--- Start Collected material ---

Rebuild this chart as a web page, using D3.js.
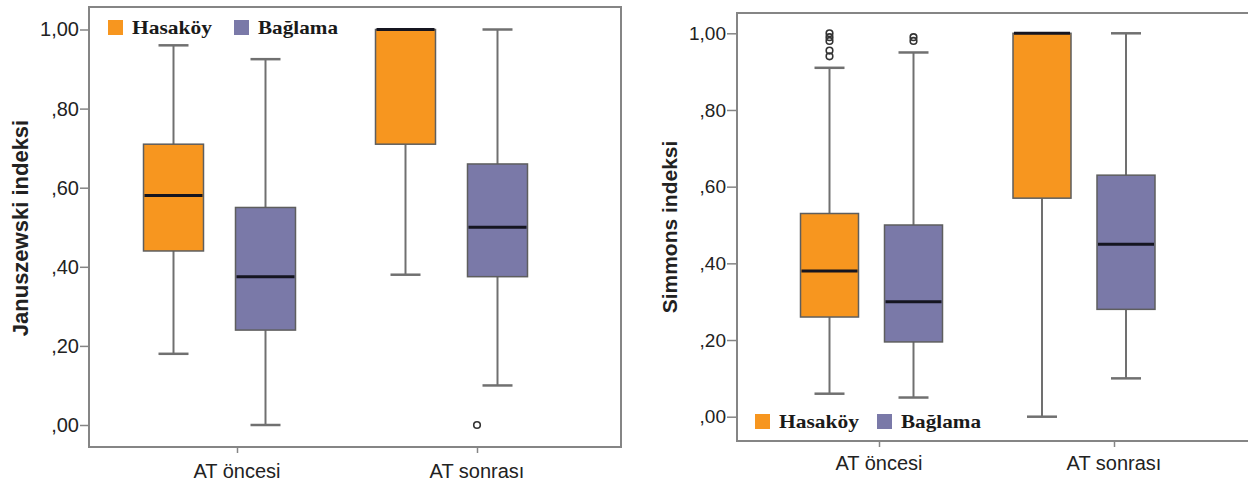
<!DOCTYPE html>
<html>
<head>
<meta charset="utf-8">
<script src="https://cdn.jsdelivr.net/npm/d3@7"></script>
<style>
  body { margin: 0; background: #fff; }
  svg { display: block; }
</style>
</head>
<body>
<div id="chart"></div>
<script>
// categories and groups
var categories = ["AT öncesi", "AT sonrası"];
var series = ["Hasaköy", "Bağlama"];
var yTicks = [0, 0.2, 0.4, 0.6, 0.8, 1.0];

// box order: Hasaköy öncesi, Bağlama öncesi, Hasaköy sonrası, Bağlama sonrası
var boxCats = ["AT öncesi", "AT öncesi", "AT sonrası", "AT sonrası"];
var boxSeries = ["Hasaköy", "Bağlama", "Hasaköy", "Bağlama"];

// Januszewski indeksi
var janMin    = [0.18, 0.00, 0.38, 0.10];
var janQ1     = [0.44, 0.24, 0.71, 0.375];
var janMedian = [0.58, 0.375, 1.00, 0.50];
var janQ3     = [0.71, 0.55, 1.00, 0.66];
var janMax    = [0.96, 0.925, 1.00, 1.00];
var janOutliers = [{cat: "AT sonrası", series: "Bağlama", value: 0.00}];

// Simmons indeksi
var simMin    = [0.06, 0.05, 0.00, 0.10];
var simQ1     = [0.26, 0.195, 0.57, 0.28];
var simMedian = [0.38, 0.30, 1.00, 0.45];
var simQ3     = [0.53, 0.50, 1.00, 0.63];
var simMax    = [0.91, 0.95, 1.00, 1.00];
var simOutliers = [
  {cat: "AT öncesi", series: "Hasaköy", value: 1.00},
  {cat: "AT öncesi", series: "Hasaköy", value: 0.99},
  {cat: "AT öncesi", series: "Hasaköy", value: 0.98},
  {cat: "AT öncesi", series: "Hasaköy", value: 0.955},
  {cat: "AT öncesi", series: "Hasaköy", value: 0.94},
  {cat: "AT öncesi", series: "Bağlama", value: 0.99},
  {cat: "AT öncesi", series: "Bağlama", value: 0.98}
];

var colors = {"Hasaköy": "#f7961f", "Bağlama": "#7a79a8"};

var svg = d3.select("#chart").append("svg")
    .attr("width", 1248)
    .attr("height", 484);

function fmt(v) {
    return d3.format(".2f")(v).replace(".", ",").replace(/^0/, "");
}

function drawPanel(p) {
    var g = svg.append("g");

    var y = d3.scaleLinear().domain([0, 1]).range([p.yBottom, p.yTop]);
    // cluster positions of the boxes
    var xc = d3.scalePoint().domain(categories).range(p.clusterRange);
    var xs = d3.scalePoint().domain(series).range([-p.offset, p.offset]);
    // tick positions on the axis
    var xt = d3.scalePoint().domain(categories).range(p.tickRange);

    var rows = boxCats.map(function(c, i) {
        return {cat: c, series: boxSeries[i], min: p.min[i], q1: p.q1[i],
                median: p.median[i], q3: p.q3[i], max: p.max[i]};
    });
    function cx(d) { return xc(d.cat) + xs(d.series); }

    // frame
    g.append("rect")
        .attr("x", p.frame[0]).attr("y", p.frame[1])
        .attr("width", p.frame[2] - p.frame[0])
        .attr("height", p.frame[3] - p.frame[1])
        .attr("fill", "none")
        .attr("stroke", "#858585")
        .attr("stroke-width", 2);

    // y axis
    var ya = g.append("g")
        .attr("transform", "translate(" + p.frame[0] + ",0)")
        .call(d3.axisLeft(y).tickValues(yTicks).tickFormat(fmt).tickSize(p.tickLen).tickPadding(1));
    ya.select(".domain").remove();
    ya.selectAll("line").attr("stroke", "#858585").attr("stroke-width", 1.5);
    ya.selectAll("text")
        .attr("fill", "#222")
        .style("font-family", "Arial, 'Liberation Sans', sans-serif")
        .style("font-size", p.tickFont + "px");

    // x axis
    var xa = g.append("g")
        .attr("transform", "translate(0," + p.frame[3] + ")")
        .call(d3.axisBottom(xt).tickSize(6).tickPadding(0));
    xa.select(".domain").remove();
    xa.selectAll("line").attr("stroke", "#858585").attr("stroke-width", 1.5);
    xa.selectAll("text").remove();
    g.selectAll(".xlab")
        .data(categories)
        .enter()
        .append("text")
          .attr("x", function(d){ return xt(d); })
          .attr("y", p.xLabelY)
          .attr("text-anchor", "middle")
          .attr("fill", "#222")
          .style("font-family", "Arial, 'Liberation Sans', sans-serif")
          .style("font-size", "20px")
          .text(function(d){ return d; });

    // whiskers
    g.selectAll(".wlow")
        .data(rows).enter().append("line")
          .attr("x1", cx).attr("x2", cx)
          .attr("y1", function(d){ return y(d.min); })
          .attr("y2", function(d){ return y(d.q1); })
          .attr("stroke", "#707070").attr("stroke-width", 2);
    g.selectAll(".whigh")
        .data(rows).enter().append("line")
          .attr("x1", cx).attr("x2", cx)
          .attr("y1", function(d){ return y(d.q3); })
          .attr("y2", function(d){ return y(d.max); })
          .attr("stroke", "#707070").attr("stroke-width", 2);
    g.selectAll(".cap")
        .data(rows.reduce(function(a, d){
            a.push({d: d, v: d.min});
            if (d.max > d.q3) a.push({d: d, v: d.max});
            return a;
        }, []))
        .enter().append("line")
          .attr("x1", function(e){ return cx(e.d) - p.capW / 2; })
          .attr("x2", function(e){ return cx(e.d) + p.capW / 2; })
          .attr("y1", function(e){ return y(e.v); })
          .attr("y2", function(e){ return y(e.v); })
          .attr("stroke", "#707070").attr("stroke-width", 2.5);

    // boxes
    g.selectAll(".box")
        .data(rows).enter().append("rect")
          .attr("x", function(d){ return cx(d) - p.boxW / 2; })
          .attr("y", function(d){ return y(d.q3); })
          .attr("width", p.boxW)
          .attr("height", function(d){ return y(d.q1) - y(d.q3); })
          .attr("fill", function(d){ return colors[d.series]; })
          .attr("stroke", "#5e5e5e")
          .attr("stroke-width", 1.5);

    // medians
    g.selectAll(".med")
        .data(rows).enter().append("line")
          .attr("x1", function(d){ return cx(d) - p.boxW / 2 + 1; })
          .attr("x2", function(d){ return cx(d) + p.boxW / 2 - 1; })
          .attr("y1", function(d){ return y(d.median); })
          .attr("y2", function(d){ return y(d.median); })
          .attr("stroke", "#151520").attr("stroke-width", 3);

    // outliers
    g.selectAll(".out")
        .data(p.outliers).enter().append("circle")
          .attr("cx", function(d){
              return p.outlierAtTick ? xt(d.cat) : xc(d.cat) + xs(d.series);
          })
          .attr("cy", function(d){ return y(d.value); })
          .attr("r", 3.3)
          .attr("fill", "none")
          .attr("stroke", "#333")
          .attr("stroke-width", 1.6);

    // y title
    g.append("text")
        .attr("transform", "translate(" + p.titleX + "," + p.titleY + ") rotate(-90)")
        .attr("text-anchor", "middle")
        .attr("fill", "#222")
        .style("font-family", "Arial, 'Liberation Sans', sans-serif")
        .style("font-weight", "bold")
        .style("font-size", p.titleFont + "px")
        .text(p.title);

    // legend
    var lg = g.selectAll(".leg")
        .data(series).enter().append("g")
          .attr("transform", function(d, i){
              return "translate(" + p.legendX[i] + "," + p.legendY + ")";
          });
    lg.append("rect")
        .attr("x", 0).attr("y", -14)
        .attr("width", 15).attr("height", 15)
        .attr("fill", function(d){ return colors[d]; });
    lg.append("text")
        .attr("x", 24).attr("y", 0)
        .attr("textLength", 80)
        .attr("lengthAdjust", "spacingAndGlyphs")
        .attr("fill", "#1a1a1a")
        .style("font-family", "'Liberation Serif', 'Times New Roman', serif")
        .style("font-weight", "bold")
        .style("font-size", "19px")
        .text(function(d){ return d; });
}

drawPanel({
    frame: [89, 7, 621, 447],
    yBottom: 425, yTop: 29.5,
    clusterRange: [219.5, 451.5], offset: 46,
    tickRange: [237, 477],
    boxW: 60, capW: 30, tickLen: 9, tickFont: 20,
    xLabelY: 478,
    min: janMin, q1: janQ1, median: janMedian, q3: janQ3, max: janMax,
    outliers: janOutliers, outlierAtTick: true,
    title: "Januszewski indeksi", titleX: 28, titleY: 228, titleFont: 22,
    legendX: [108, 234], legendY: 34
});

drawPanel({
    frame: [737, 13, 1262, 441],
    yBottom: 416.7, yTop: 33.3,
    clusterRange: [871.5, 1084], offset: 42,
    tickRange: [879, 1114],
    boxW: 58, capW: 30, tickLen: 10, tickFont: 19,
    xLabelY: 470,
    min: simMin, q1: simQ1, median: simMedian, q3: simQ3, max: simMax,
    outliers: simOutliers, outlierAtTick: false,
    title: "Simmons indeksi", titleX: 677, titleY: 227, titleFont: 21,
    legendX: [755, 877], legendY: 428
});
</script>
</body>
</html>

--- End Collected material ---

Problem >> Scan the lines for the string "chart". Copy out each line that matches.

Result for this task >>
Rebuild this chart as a web page, using D3.js.
<div id="chart"></div>
var svg = d3.select("#chart").append("svg")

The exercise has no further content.